Sejarah Masjid Lama Kabanjahe
Menurut Pak Siddik, tidak diketahui pasti persisnya peristiwa sejarah terkait awal berdirinya masjid ini, proses, serta latar belakang penamaannya.
Menurut penjelasannya, tokoh yang berperan penting dalam syiar agama Islam di Tanah Karo, khususnya di kota Kabanjahe, adalah seorang ulama bernama Haji Sulaiman Tarigan.
Beliau berasal dari Tiga Beringin yang sekarang termasuk wilayah Kecamatan Tigabinanga, Kabupaten Karo. Tuan Guru Haji Sulaiman Tarigan pernah menimba ilmu keislaman di Kedatukan Sunggal.
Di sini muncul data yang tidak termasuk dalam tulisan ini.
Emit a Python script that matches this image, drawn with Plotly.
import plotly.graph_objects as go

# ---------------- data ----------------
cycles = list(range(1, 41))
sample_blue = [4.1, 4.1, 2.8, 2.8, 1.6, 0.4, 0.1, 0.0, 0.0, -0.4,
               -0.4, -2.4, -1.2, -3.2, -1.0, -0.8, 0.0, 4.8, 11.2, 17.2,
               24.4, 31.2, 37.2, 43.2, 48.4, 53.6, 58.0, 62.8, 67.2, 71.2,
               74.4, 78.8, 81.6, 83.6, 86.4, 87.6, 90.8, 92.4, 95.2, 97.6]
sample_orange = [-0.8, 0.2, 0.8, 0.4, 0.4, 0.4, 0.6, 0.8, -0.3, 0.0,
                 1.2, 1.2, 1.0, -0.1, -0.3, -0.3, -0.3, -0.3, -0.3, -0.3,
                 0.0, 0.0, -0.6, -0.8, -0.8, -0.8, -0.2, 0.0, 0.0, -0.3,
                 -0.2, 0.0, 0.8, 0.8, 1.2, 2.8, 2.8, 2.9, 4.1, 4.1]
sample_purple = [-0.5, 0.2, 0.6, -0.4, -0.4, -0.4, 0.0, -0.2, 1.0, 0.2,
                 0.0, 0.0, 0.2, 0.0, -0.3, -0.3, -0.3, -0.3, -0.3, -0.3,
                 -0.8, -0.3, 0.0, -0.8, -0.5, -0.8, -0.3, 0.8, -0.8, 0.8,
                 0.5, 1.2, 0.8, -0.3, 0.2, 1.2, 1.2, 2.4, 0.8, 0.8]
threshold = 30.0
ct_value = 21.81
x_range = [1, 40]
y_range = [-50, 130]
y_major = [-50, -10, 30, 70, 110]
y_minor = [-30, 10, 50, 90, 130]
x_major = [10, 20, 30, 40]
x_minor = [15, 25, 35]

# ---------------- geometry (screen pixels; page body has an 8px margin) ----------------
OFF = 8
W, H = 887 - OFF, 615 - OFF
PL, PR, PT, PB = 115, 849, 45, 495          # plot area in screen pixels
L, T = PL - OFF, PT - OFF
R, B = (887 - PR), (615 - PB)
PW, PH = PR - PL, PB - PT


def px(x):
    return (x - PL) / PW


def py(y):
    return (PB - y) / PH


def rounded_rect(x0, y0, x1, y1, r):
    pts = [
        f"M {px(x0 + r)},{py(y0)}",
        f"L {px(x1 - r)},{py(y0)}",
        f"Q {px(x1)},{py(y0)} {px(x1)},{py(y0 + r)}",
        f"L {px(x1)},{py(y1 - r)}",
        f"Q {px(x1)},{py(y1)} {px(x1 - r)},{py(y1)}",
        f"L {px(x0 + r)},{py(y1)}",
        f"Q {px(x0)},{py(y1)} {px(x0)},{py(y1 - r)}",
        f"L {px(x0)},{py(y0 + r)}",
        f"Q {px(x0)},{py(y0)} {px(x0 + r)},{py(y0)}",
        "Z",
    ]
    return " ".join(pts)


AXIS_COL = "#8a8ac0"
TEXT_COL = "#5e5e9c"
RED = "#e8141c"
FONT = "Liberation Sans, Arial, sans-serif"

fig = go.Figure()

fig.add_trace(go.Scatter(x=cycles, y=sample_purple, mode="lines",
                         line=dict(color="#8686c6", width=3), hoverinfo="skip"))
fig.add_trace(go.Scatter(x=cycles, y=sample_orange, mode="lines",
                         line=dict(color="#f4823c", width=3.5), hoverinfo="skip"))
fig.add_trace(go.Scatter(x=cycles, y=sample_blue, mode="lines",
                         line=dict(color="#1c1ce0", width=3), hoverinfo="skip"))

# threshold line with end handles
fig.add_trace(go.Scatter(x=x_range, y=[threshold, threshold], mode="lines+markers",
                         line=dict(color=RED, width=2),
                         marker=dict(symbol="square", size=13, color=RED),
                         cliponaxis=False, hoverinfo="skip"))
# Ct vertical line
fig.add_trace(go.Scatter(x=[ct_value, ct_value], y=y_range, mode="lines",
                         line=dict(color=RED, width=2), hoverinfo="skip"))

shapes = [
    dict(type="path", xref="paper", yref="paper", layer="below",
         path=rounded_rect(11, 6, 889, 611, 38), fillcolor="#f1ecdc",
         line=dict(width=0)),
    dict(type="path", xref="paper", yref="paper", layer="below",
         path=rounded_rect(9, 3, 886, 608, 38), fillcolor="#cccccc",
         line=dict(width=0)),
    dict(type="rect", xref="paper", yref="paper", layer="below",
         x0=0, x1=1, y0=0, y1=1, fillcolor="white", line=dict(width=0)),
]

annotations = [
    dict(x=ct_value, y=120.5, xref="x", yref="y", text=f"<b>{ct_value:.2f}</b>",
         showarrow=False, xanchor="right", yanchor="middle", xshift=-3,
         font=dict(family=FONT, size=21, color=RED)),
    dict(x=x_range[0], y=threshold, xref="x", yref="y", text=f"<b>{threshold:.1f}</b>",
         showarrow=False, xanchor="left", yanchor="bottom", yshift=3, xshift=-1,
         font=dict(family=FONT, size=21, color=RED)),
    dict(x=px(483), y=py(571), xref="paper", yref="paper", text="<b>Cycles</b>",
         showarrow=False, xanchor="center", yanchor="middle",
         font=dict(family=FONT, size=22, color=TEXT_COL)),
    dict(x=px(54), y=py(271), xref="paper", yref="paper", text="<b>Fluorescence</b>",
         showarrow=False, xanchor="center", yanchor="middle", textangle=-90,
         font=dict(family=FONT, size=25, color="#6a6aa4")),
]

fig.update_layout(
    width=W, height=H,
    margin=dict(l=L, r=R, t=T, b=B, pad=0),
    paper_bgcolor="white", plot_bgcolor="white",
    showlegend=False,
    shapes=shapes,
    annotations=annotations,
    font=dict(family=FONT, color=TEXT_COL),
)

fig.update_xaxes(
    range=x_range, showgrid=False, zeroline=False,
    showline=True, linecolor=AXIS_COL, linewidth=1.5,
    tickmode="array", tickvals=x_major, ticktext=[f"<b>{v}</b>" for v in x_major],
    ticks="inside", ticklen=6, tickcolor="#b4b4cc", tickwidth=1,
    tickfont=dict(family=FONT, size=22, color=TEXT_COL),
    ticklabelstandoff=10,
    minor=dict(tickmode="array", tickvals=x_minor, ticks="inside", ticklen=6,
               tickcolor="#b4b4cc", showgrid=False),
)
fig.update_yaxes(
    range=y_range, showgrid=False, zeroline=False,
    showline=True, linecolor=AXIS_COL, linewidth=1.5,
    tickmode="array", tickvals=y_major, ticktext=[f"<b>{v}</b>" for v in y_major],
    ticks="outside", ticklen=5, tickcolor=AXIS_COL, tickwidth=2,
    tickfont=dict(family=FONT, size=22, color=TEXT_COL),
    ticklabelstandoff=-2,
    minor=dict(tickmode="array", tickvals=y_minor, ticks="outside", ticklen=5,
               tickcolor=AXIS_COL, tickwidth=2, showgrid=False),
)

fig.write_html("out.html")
Sudah sejak lama kota Kabanjahe menjadi salah satu kota tujuan yang banyak dikunjungi pedagang dari Aceh. Utamanya dari Kotacane dan Blangkejeren.
Pusat perdagangan atau pasar terbesar di kota Kabanjahe dinamakan Pajak Lama. Lokasi pusat pasar Kabanjahe itu memang dekat dengan lokasi Masjid Lama ini.
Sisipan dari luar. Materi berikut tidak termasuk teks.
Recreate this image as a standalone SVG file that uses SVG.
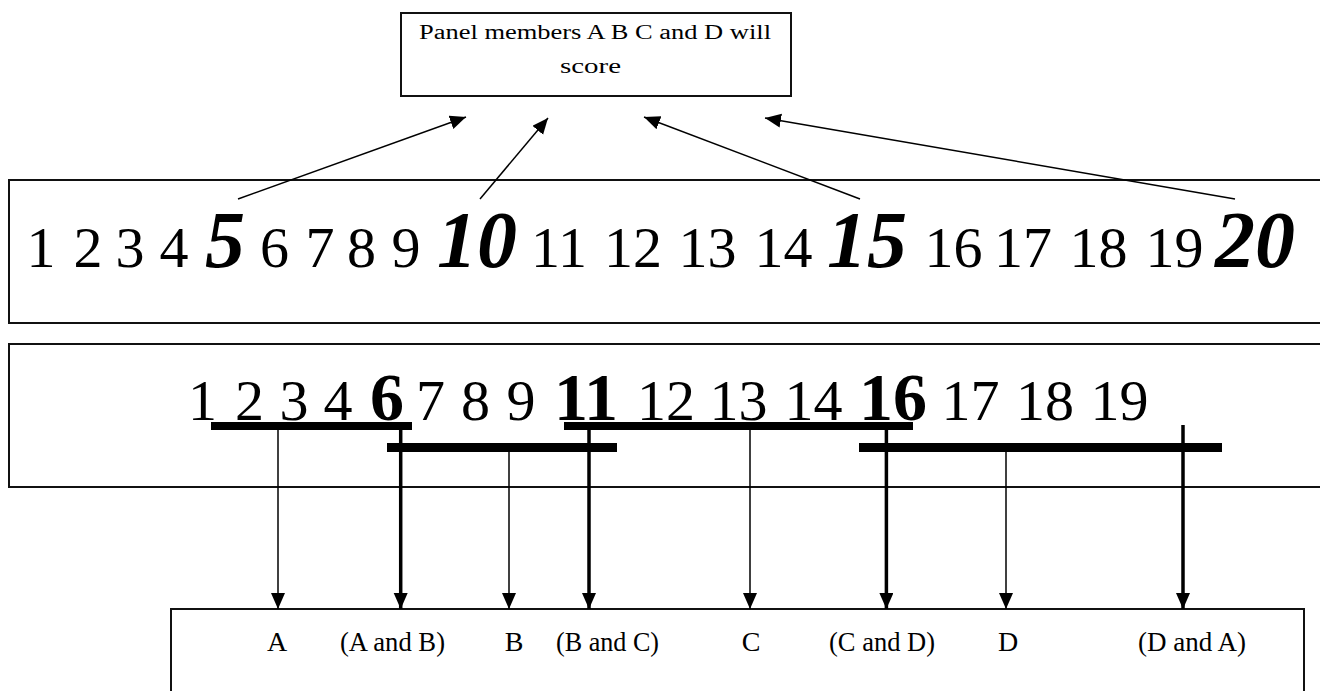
<svg xmlns="http://www.w3.org/2000/svg" width="1320" height="691" viewBox="0 0 1320 691">
<style>
.box{fill:#fff;stroke:#111;stroke-width:2}
.t{font-family:"Liberation Serif","Times New Roman",serif;fill:#000}
.reg{font-size:58px}
.bi{font-size:80px;font-weight:bold;font-style:italic}
.b{font-size:68px;font-weight:bold}
.lab{font-size:28px}
.thin{stroke:#000;stroke-width:1.5;fill:none}
.thick{stroke:#000;stroke-width:3.5;fill:none}
.bar{fill:#000}
</style>
<defs>
<marker id="ah" markerUnits="userSpaceOnUse" markerWidth="18" markerHeight="16" refX="16" refY="7" orient="auto">
<path d="M0,0 L16,7 L0,14 Z" fill="#000"/>
</marker>
</defs>
<rect width="1320" height="691" fill="#fff"/>

<g id="top-box">
<rect class="box" x="401" y="13" width="390" height="83"/>
<text class="t" x="419" y="39" font-size="20" textLength="352" lengthAdjust="spacingAndGlyphs">Panel members A B C and D will</text>
<text class="t" x="560" y="73" font-size="20" textLength="61" lengthAdjust="spacingAndGlyphs">score</text>
</g>

<g id="row1">
<rect class="box" x="9" y="180" width="1320" height="143"/>
<text class="t" y="267" text-anchor="middle">
<tspan class="reg" x="41">1</tspan><tspan class="reg" x="88">2</tspan><tspan class="reg" x="130">3</tspan><tspan class="reg" x="174">4</tspan><tspan class="bi" x="225">5</tspan><tspan class="reg" x="274.5">6</tspan><tspan class="reg" x="320">7</tspan><tspan class="reg" x="361.5">8</tspan><tspan class="reg" x="406">9</tspan><tspan class="bi" x="477">10</tspan><tspan class="reg" x="559">11</tspan><tspan class="reg" x="633">12</tspan><tspan class="reg" x="707.5">13</tspan><tspan class="reg" x="783.5">14</tspan><tspan class="bi" x="867">15</tspan><tspan class="reg" x="953.5">16</tspan><tspan class="reg" x="1023">17</tspan><tspan class="reg" x="1098.5">18</tspan><tspan class="reg" x="1174.5">19</tspan><tspan class="bi" x="1255">20</tspan>
</text>
</g>

<g id="row2">
<rect class="box" x="9" y="344" width="1320" height="143"/>
<text class="t" y="420" text-anchor="middle">
<tspan class="reg" x="202.5">1</tspan><tspan class="reg" x="249.5">2</tspan><tspan class="reg" x="294">3</tspan><tspan class="reg" x="338">4</tspan><tspan class="b" x="387">6</tspan><tspan class="reg" x="430.5">7</tspan><tspan class="reg" x="475.5">8</tspan><tspan class="reg" x="521">9</tspan><tspan class="b" x="586">11</tspan><tspan class="reg" x="666">12</tspan><tspan class="reg" x="738.5">13</tspan><tspan class="reg" x="813.5">14</tspan><tspan class="b" x="893">16</tspan><tspan class="reg" x="970.5">17</tspan><tspan class="reg" x="1045">18</tspan><tspan class="reg" x="1119.5">19</tspan>
</text>
<rect class="bar" x="211" y="422" width="201" height="8"/>
<rect class="bar" x="387" y="443" width="230" height="9"/>
<rect class="bar" x="564" y="422" width="349" height="8"/>
<rect class="bar" x="859" y="443" width="363" height="9"/>
</g>

<g id="bottom-box">
<rect class="box" x="171" y="609" width="1133" height="100"/>
<text class="t lab" x="277" y="651" text-anchor="middle">A</text>
<text class="t lab" x="340" y="651" textLength="105" lengthAdjust="spacingAndGlyphs">(A and B)</text>
<text class="t lab" x="514" y="651" text-anchor="middle">B</text>
<text class="t lab" x="556" y="651" textLength="103" lengthAdjust="spacingAndGlyphs">(B and C)</text>
<text class="t lab" x="751" y="651" text-anchor="middle">C</text>
<text class="t lab" x="829" y="651" textLength="106" lengthAdjust="spacingAndGlyphs">(C and D)</text>
<text class="t lab" x="1008" y="651" text-anchor="middle">D</text>
<text class="t lab" x="1138" y="651" textLength="108" lengthAdjust="spacingAndGlyphs">(D and A)</text>
</g>

<g id="connectors">
<line class="thin" x1="238" y1="199" x2="466" y2="117" marker-end="url(#ah)"/>
<line class="thin" x1="480" y1="199" x2="548" y2="118" marker-end="url(#ah)"/>
<line class="thin" x1="860" y1="199" x2="644" y2="117" marker-end="url(#ah)"/>
<line class="thin" x1="1235" y1="199" x2="765" y2="118" marker-end="url(#ah)"/>
<line class="thin" x1="278" y1="430" x2="278" y2="609" marker-end="url(#ah)"/>
<line class="thick" x1="400.7" y1="422" x2="400.7" y2="609" marker-end="url(#ah)"/>
<line class="thin" x1="509" y1="452" x2="509" y2="609" marker-end="url(#ah)"/>
<line class="thick" x1="589" y1="422" x2="589" y2="609" marker-end="url(#ah)"/>
<line class="thin" x1="750" y1="430" x2="750" y2="609" marker-end="url(#ah)"/>
<line class="thick" x1="886.4" y1="422" x2="886.4" y2="609" marker-end="url(#ah)"/>
<line class="thin" x1="1006" y1="452" x2="1006" y2="609" marker-end="url(#ah)"/>
<line class="thick" x1="1183" y1="425" x2="1183" y2="609" marker-end="url(#ah)"/>
</g>
</svg>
Barangkali nama Masjid Lama berkaitan erat dengan lokasinya yang berdekatan dengan Pajak Lama. Kata "lama" sendiri biasa digunakan untuk menjelaskan sesuatu yang sudah tua umurnya.
Pendirian masjid ini tidak terlepas dari dorongan permintaan para pedagang dari Aceh yang membutuhkan adanya masjid untuk mereka bisa melaksanakan shalat lima waktu.
Merespons hal itu, ulama dan para tokoh Islam di Tanah Karo pada masa itu meminta restu dari Sibayak Lingga untuk mereka bisa mendirikan sebuah masjid di kota Kabanjahe. Sibayak Lingga, bisa dikatakan merupakan raja (penguasa lokal) pada waktu itu, walaupun itu adalah masa-masa penjajahan Belanda.
Beliau memberikan persetujuannya atas niat untuk mendirikan sebuah masjid di kota Kabanjahe dan menyarankan agar mereka berkomunikasi dengan pemilik lahan yang dirasa cocok menjadi lokasi masjid.
Terbangunlah komunikasi dengan pihak keluarga bermarga Sembiring Brahmana yang merupakan pemilik tanah yang menjadi lokasi berdirinya masjid sekarang.